As for your checkers/chess analogy, I don’t think it’s a very good one unfortunately. It basically comes down to depth-first search vs. breadth-first search (if you’re a computer person, you’ll know about these terms). Instead of limiting scope and going super deep down into one mode, as I believe limiting a moveset to just normals would do, I’d rather they give you the full moveset, but instead slowly introduce different gameplay elements and strategies. You want to start broad but not deep, as opposed to deep but not broad. Doing it the latter way is going to cause a bunch of bad habits and force people to “unlearn” stuff they once thought was a good idea, instead of slowly build up useful ideas in order of difficulty.

chuns got a great idea here… but i think its mentioned implementation is off… it would go the route of damage handicaps… they are in the game but no one uses them…people dont like being talked down to… after all this is a competitive fighter… if you beat someone that has a handicap on, it amounts to nothing.

i think the better solution is one thats been in effect for as long as the games have been around:

THE A.I.

this SERIOUSLY needs to be revamped… i dont even bother playing against it cause it will HURT your game in the end, even if you can rape the computer…

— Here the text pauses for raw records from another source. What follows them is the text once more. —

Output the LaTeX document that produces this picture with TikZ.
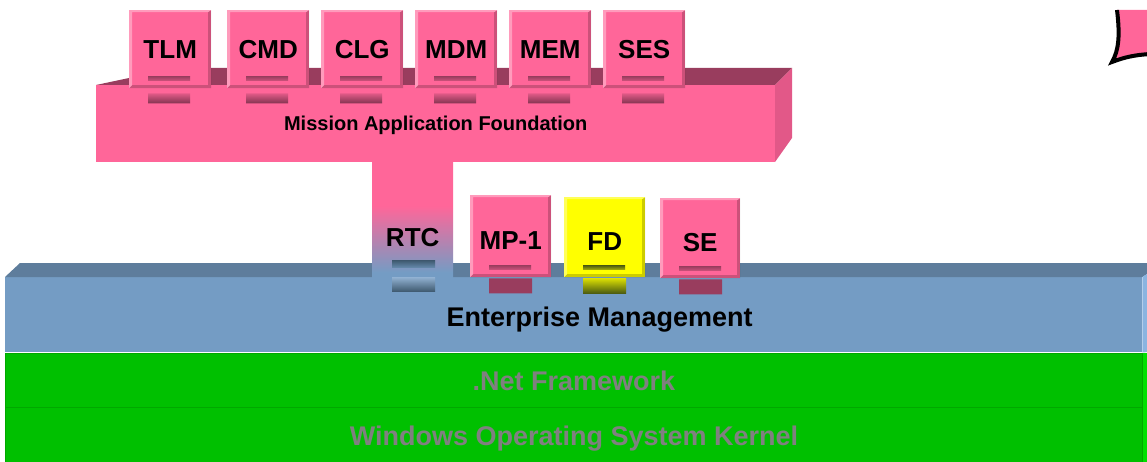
\documentclass[tikz,border=0pt]{standalone}
\usepackage{fontspec}
\setsansfont{Liberation Sans}
\usetikzlibrary{positioning}
\definecolor{mafpink}{HTML}{FF6699}
\definecolor{mafdark}{HTML}{993D5E}
\definecolor{mafside}{HTML}{E25888}
\definecolor{emblue}{HTML}{749CC4}
\definecolor{emtop}{HTML}{5E7D9C}
\definecolor{emside}{HTML}{8AB4E0}
\definecolor{rtcdark}{HTML}{3F5A70}
\definecolor{osgreen}{HTML}{00C000}
\definecolor{osside}{HTML}{00E000}
\definecolor{osline}{HTML}{00A800}
\definecolor{osgray}{HTML}{808080}
\definecolor{fdyellow}{HTML}{FFFF00}
\definecolor{fddark}{HTML}{4A5A10}
\pgfdeclareverticalshading{rtcshade}{100bp}{color(0bp)=(emblue); color(27bp)=(emblue); color(56bp)=(mafpink); color(100bp)=(mafpink)}
\tikzset{
  modbox/.style 2 args={fill=#1,minimum width=82pt,minimum height=78pt,inner sep=0pt,
    anchor=north west,font=\sffamily\bfseries\fontsize{26}{28}\selectfont,
    path picture={
      \coordinate (pp-nw) at (path picture bounding box.north west);
      \coordinate (pp-ne) at (path picture bounding box.north east);
      \coordinate (pp-sw) at (path picture bounding box.south west);
      \coordinate (pp-se) at (path picture bounding box.south east);
      \fill[white,opacity=.35] (pp-sw) -- (pp-nw) -- (pp-ne) -- ([shift={(-3pt,-2pt)}]pp-ne)
        -- ([shift={(3pt,-2pt)}]pp-nw) -- ([shift={(3pt,3pt)}]pp-sw) -- cycle;
      \fill[black,opacity=.2] (pp-sw) -- (pp-se) -- (pp-ne) -- ([shift={(-3pt,-2pt)}]pp-ne)
        -- ([shift={(-3pt,3pt)}]pp-se) -- ([shift={(3pt,3pt)}]pp-sw) -- cycle;
      \shade[top color=#2,bottom color=#2!55!#1] ([shift={(19pt,8pt)}]pp-sw) rectangle ([shift={(61pt,12pt)}]pp-sw);
    }},
  layer/.style={minimum width=1137pt,inner sep=0pt,anchor=north west,
    font=\sffamily\bfseries\fontsize{27}{30}\selectfont},
}

\begin{document}
\begin{tikzpicture}[x=1pt,y=-1pt,
  oslayer/.style={layer,fill=osgreen,draw=osline,line width=1pt,text=osgray,text depth=0pt},
  stem/.style={shading=rtcshade,minimum width=81pt,minimum height=115pt,inner sep=0pt,anchor=north west},
  laytext/.style={font=\sffamily\bfseries\fontsize{27}{30}\selectfont},
  lowbox/.style={minimum width=81pt,minimum height=80pt,text height=26pt,text depth=0pt}
]
\useasboundingbox (0,0) rectangle (1147,462);

% operating system and framework
\node[oslayer,minimum height=56pt] (win) at (5,407) {Windows Operating System Kernel};
\node[oslayer,minimum height=54pt] (net) at (5,353) {.Net Framework};
\fill[osside] (win.north east) rectangle (1150,462);
\fill[osside] (net.north east) rectangle (1150,407);

% enterprise management
\node[layer,fill=emblue,minimum height=75pt,
  label={[laytext,xshift=26pt,yshift=-5pt]center:Enterprise Management}] (em) at (5,277) {};
\fill[emtop] (em.north west) -- (20,263) -- (1150,263) -- (1150,272) -- (em.north east) -- cycle;
\fill[emside] (em.north east) -- (1150,272) -- (1150,352) -- (em.south east) -- cycle;

% rtc stem
\node[stem,label={[laytext,font=\sffamily\bfseries\fontsize{26}{28}\selectfont,yshift=-18pt]center:RTC}] (rtc) at (372,162) {};
\shade[top color=rtcdark,bottom color=emblue!70!rtcdark] ([shift={(20pt,10pt)}]rtc.south west) rectangle ([shift={(63pt,17pt)}]rtc.south west);
\shade[top color=emblue!80!white,bottom color=rtcdark] ([shift={(20pt,0pt)}]rtc.south west) rectangle ([shift={(63pt,-14pt)}]rtc.south west);

% modules on enterprise management
\node[modbox={mafpink}{mafdark},lowbox,minimum height=82pt] (mp) at (470,195) {MP-1};
\node[modbox={fdyellow}{fddark},lowbox] (fd) at (564,197) {FD};
\node[modbox={mafpink}{mafdark},lowbox,minimum width=80pt] (se) at (660,198) {SE};
\shade[top color=mafdark,middle color=mafpink!85!mafdark,bottom color=mafdark]
  ([shift={(19pt,-1pt)}]mp.south west) rectangle ([shift={(62pt,-16pt)}]mp.south west)
  ([shift={(19pt,-1pt)}]se.south west) rectangle ([shift={(62pt,-16pt)}]se.south west);
\shade[top color=fdyellow!80!fddark,middle color=fdyellow!70,bottom color=fddark]
  ([shift={(19pt,-1pt)}]fd.south west) rectangle ([shift={(62pt,-16pt)}]fd.south west);

% mission application foundation
\fill[mafdark] (96,85) -- (129,78) -- (129,68) -- (792,68) -- (775,85) -- cycle;
\fill[mafside] (775,85) -- (792,68) -- (792,138) -- (775,162) -- cycle;
\node[fill=mafpink,minimum width=679pt,minimum height=77pt,inner sep=0pt,anchor=north west,text depth=0pt,
  font=\sffamily\bfseries\fontsize{20}{22}\selectfont] (maf) at (96,85) {Mission Application Foundation};

\node[modbox={mafpink}{mafdark}] (tlm) at (129,10) {TLM};
\node[modbox={mafpink}{mafdark}] (cmd) at (227,10) {CMD};
\node[modbox={mafpink}{mafdark}] (clg) at (321,10) {CLG};
\node[modbox={mafpink}{mafdark}] (mdm) at (415,10) {MDM};
\node[modbox={mafpink}{mafdark}] (mem) at (509,10) {MEM};
\node[modbox={mafpink}{mafdark}] (ses) at (603,10) {SES};
\shade[top color=mafpink!70!mafdark,bottom color=mafdark!85!black]
  ([shift={(19pt,-5pt)}]tlm.south west) rectangle ([shift={(61pt,-15pt)}]tlm.south west)
  ([shift={(19pt,-5pt)}]cmd.south west) rectangle ([shift={(61pt,-15pt)}]cmd.south west)
  ([shift={(19pt,-5pt)}]clg.south west) rectangle ([shift={(61pt,-15pt)}]clg.south west)
  ([shift={(19pt,-5pt)}]mdm.south west) rectangle ([shift={(61pt,-15pt)}]mdm.south west)
  ([shift={(19pt,-5pt)}]mem.south west) rectangle ([shift={(61pt,-15pt)}]mem.south west)
  ([shift={(19pt,-5pt)}]ses.south west) rectangle ([shift={(61pt,-15pt)}]ses.south west);

% corner of the next slide shape
\begin{scope}
\clip (0,0) rectangle (1147,462);
\fill[mafpink] (1117,10) .. controls (1120,35) and (1119,50) .. (1112,62)
  .. controls (1125,57) and (1135,55) .. (1150,54) -- (1150,10) -- cycle;
\draw[line width=4pt] (1117,10) .. controls (1120,35) and (1119,50) .. (1112,62)
  .. controls (1125,57) and (1135,55) .. (1150,54);
\end{scope}
\end{tikzpicture}
\end{document}
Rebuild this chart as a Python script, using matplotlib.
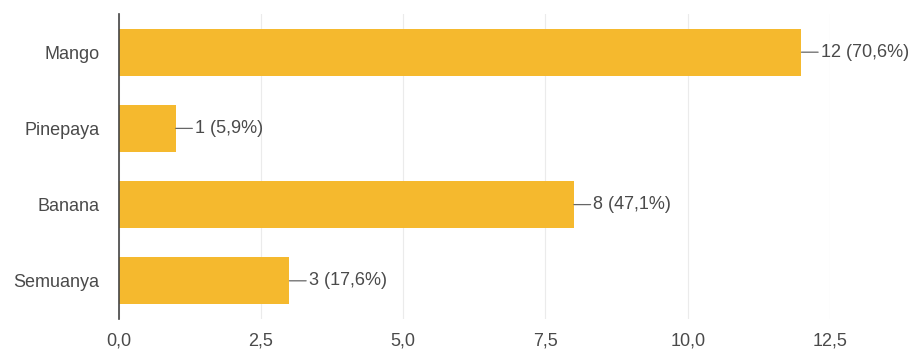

back on dreamcast there was an “online” mode for sfa3 that had dan sim ryu and someone else as ai bots that you could play… these bots had a high ass ai but it wasnt the cheesy “reactive” ai, or the you hit them a million times and they hot you twice and you die ai…

it was actually a footsies based ai and it actually baited stuff like doing throw baits, it walked back and forth like a human player… it stuck out moves that wiffed and could be punished… it didnt ALWAYS jump over fireballs etc. didnt do dumb shit like wiff 3 fierce srk’s, dan actually only used standing medium kick to zone… he would walk back and forth and zone the shit out of you with that move, the computer actually did mixups and lo and bhold would fall for mixups as well (not much though, but it still happened) all of the characters that i mentioned also had a plethora of block strings that they used as well…

this made me realize that it IS possible to teach the computer how to play "more human"
i thought it was impossible, but it isnt, its just that fighting game companies think that it is a waste of time… they are all idiots.

fixing the ai to better mimic certain levels of human play is how it should go imho… they’ve already proven that they can do it on the dc… if they can do it on there its for damn sure possible to do on this gens consoles.